Nancy asked in a comment I posted a couple of days ago, "Did you really post this at 3:14 A.M.?"
Oh yes. I sleep well most nights; I usually go to sleep within minutes of going to bed. However, no matter whether I hit the sack at 8 P.M. or midnight, I wake up early. Usually not at 3 A.M., but often at four, and almost always by five. I decided years ago that six hours of sleep must be right for me, because I cannot force myself to sleep longer unless I take an over-the-counter sleep aid. Since I don't have to go to work, I don't often take a pill unless I've had a string of nights of only sleeping four or five hours.
I'd love to sleep longer. I lie there awake for an hour, sometimes, hoping sleep will return; it seldom does.
Michaele left this comment on my previous entry: "Six miles a day?"
This is in reference to the fact I mentioned walking that far, back in 1983.
Yes, that year I became rather addicted to walking; there were days I even walked twelve miles.
It's no wonder my knees are bad, is it?
Here's the scoop:
Cliff worked at a butcher shop three miles from where we lived during that two-and-a-half-year period. He had a spell of extreme back trouble; he was off work for at least three weeks. A couple of times he passed out from pain, just getting up to walk to the bathroom. When he walked, he bent to one side; he absolutely could not straighten up.
I checked out a book at the library, "The Back Book". It really enlightened us on back problems and what to do about them.

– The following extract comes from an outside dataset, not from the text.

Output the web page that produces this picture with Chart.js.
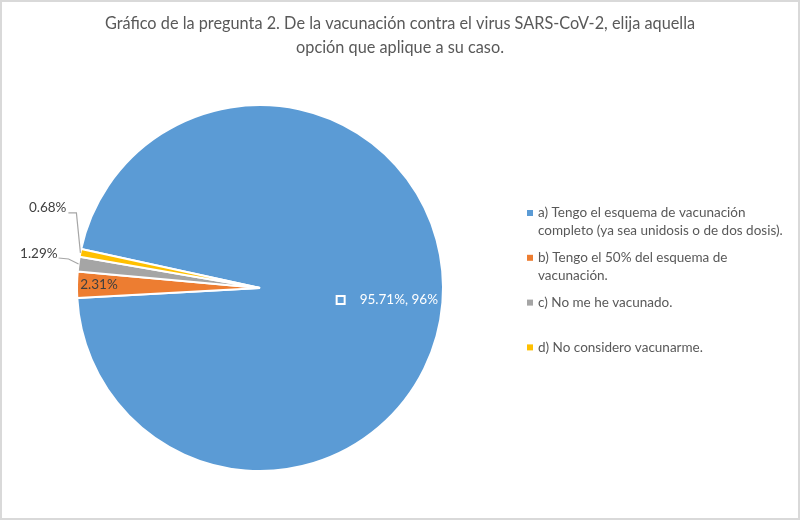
<!DOCTYPE html>
<html lang="es">
<head>
    <meta charset="UTF-8" />
    <title>Gráfico de la pregunta 2</title>
    <script src="https://cdn.jsdelivr.net/npm/chart.js@4"></script>
    <style>
        html, body {
            margin: 0;
            padding: 0;
            background: #fff;
        }
        #wrap {
            width: 800px;
            height: 520px;
        }
    </style>
</head>
<body>
    <div id="wrap"><canvas id="chart" width="800" height="520"></canvas></div>

    <script>
        const titleLines = [
            'Gráfico de la pregunta 2. De la vacunación contra el virus SARS-CoV-2, elija aquella',
            'opción que aplique a su caso.'
        ];
        const categories = [
            ['a) Tengo el esquema de vacunación', 'completo (ya sea unidosis o de dos dosis).'],
            ['b) Tengo el 50% del esquema de', 'vacunación.'],
            ['c) No me he vacunado.'],
            ['d) No considero vacunarme.']
        ];
        const values = [95.71, 2.31, 1.29, 0.68];
        const roundedValues = [96, 2, 1, 1];
        const colors = ['#5B9BD5', '#ED7D31', '#A5A5A5', '#FFC000'];

        const FONT = 'Lato, "Open Sans", sans-serif';
        const TEXT = '#595959';
        const LABEL = '#404040';

        // frame, title, legend and data labels drawn like the Excel original
        const excelLook = {
            id: 'excelLook',
            beforeDraw(chart) {
                const c = chart.ctx;
                c.save();
                c.fillStyle = '#fff';
                c.fillRect(0, 0, chart.width, chart.height);
                c.strokeStyle = '#d9d9d9';
                c.lineWidth = 2;
                c.strokeRect(1, 1, chart.width - 2, chart.height - 2);
                c.restore();
            },
            afterDatasetsDraw(chart) {
                const c = chart.ctx;
                const arcs = chart.getDatasetMeta(0).data;
                c.save();

                // title
                c.fillStyle = TEXT;
                c.font = '16.3px ' + FONT;
                c.textAlign = 'center';
                c.textBaseline = 'middle';
                titleLines.forEach((t, i) => c.fillText(t, 400, 24 + i * 24));

                // legend
                c.font = '13.5px ' + FONT;
                c.textAlign = 'left';
                categories.forEach((lines, i) => {
                    const y = 213 + i * 44.8;
                    c.fillStyle = colors[i];
                    c.fillRect(527, y - 3, 6, 6);
                    c.fillStyle = TEXT;
                    lines.forEach((t, j) => c.fillText(t, 538, y + j * 18));
                });

                const mid = (a) => {
                    const p = a.getProps(['x', 'y', 'startAngle', 'endAngle', 'outerRadius'], true);
                    const ang = (p.startAngle + p.endAngle) / 2;
                    return { p, ang, at: (r) => [p.x + Math.cos(ang) * r, p.y + Math.sin(ang) * r] };
                };
                const pct = (v) => v.toFixed(2) + '%';

                // a) inside, with legend key
                let m = mid(arcs[0]);
                let [x, y] = m.at(m.p.outerRadius * 0.75);
                c.font = '13.5px ' + FONT;
                const txt = pct(values[0]) + ', ' + roundedValues[0] + '%';
                const w = c.measureText(txt).width;
                c.fillStyle = colors[0];
                c.fillRect(x - w / 2 - 21, y - 3, 8, 8);
                c.strokeStyle = '#fff';
                c.lineWidth = 2;
                c.strokeRect(x - w / 2 - 21, y - 3, 8, 8);
                c.fillStyle = '#fff';
                c.textAlign = 'left';
                c.fillText(txt, x - w / 2 + 2, y + 1);

                // b) inside the orange slice
                m = mid(arcs[1]);
                [x, y] = m.at(m.p.outerRadius * 0.88);
                c.fillStyle = LABEL;
                c.textAlign = 'center';
                c.fillText(pct(values[1]), x, y);

                // c) and d) outside with leader lines
                const outside = [
                    { i: 2, elbow: [-10, -5], end: [-20, -6], text: [-21, -10] },
                    { i: 3, elbow: [-4, -40], end: [-12, -40], text: [-14, -45] }
                ];
                outside.forEach((o) => {
                    const mm = mid(arcs[o.i]);
                    const [ax, ay] = mm.at(mm.p.outerRadius);
                    c.strokeStyle = '#a6a6a6';
                    c.lineWidth = 1.2;
                    c.beginPath();
                    c.moveTo(ax, ay);
                    c.lineTo(ax + o.elbow[0], ay + o.elbow[1]);
                    c.lineTo(ax + o.end[0], ay + o.end[1]);
                    c.stroke();
                    c.fillStyle = LABEL;
                    c.textAlign = 'right';
                    c.fillText(pct(values[o.i]), ax + o.text[0], ay + o.text[1]);
                });

                c.restore();
            }
        };

        const ctx = document.getElementById('chart').getContext('2d');
        const chart = new Chart(ctx, {
            type: 'pie',
            data: {
                labels: categories,
                datasets: [{
                    data: values,
                    backgroundColor: colors,
                    borderColor: '#fff',
                    borderWidth: 2
                }]
            },
            options: {
                responsive: false,
                animation: false,
                rotation: 282.3,
                layout: {
                    padding: { top: 104, bottom: 48, left: 76, right: 356 }
                },
                plugins: {
                    legend: { display: false },
                    title: { display: false },
                    tooltip: { enabled: false }
                }
            },
            plugins: [excelLook]
        });
    </script>
</body>
</html>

One thing suggested in the book was to start walking, because the more you lay around, the worse your back is going to get. Cliff had tried everything else, including going to KU Medical Center, trying to find relief. The specialists found very little wrong with him except for some nerve damage and several arthritic spurs, which the doctor said you will find in anybody who does hard physical labor. There was no medical remedy for these problems.
So Cliff figured he had nothing to lose; he decided he'd walk the three miles to work every day. Since I really had nothing better to do, I accompanied him and then walked home alone. That was my six miles a day.
When Cliff started walking after being laid up so long, he looked like he was related to a pretzel, leaning to the side from the waist at a precarious angle. Each day he straightened up a little more until he finally was walking totally upright.
Cliff's back is still fragile as glass; every morning when he gets out of bed, he lists to one side a bit. As the day goes on he straightens up, but he always has some degree of back pain. When weather prevents us going for our daily walk, as it has in the past few days, his back stiffens up even more.
That butcher shop where he worked for so many years is responsible for most of Cliff's back problems. He was the strongest person there, so he was the one designated to lift quarter- and half-beefs from one rail to the next.
You wouldn't believe how strong he was back then, seriously. One time he had a brush hog mower chained up to a tree lifting it off the ground about three feet, so he could get underneath it and work on it; the chain gave out and dropped it on him. I was inside the house; he yelled at me, I went running. He needed me to get on the tractor, turn it on, and lift the brush hog off him. I didn't have a clue how to do that, so my poor husband, frustrated by my incompetence, lifted the brush hog off of himself enough to squeeze out from under it.
I remember when our first pig was ready to take to the butcher shop. We didn't have any loading facilities, but Cliff rigged up something so that hopefully, we could lure the pig up into the pickup bed. That's the day we learned that pigs are very smart; they know when they're being trapped, and they will go anyplace except where you want them. After a couple of hours trying in vain to load the pig, Cliff got it cornered, stepped over it, reached down and put his arms around the pig. Until he stood up with that pig, he and the pig facing the same way, I had not realized how big the animal was: it's back feet were dragging the ground! The pig was as long as Cliff was tall. The feet dragging the ground hindered Cliff from stepping forward with his load, but somehow, amid much squealing from the pig, he got the job done. Cliff and the pig were about the same weight. All these kinds of activities, of course, contributed to his "glass" back.
Speaking of his strength, Cliff had a reputation as an arm-wrestler, so of course everybody wanted to take him on. The only time I saw him lose (back around 1983), he winked at me so I'd know what was going on and deliberately let a man win.
He finally stopped arm wrestling when it began leaving him hurting for days after a match. His right shoulder is afflicted with arthritis from so many years of wielding a knife; it's even somewhat misshapen, and I learned a long time ago not to pat him on the back at that certain spot on his shoulder. It doesn't take much to make him wince in pain.
Gee, I was only going to explain the six-mile walk. I do go on, don't I?
So far we have twenty-nine people who would like to have PW's latest book. I hope the person who most wants it, gets it, whoever that may be. By the way, I have three of her cookbooks to give away later on, in case you never got one back when it first came out. They're signed, and they're brand, spanking new. So keep that in mind.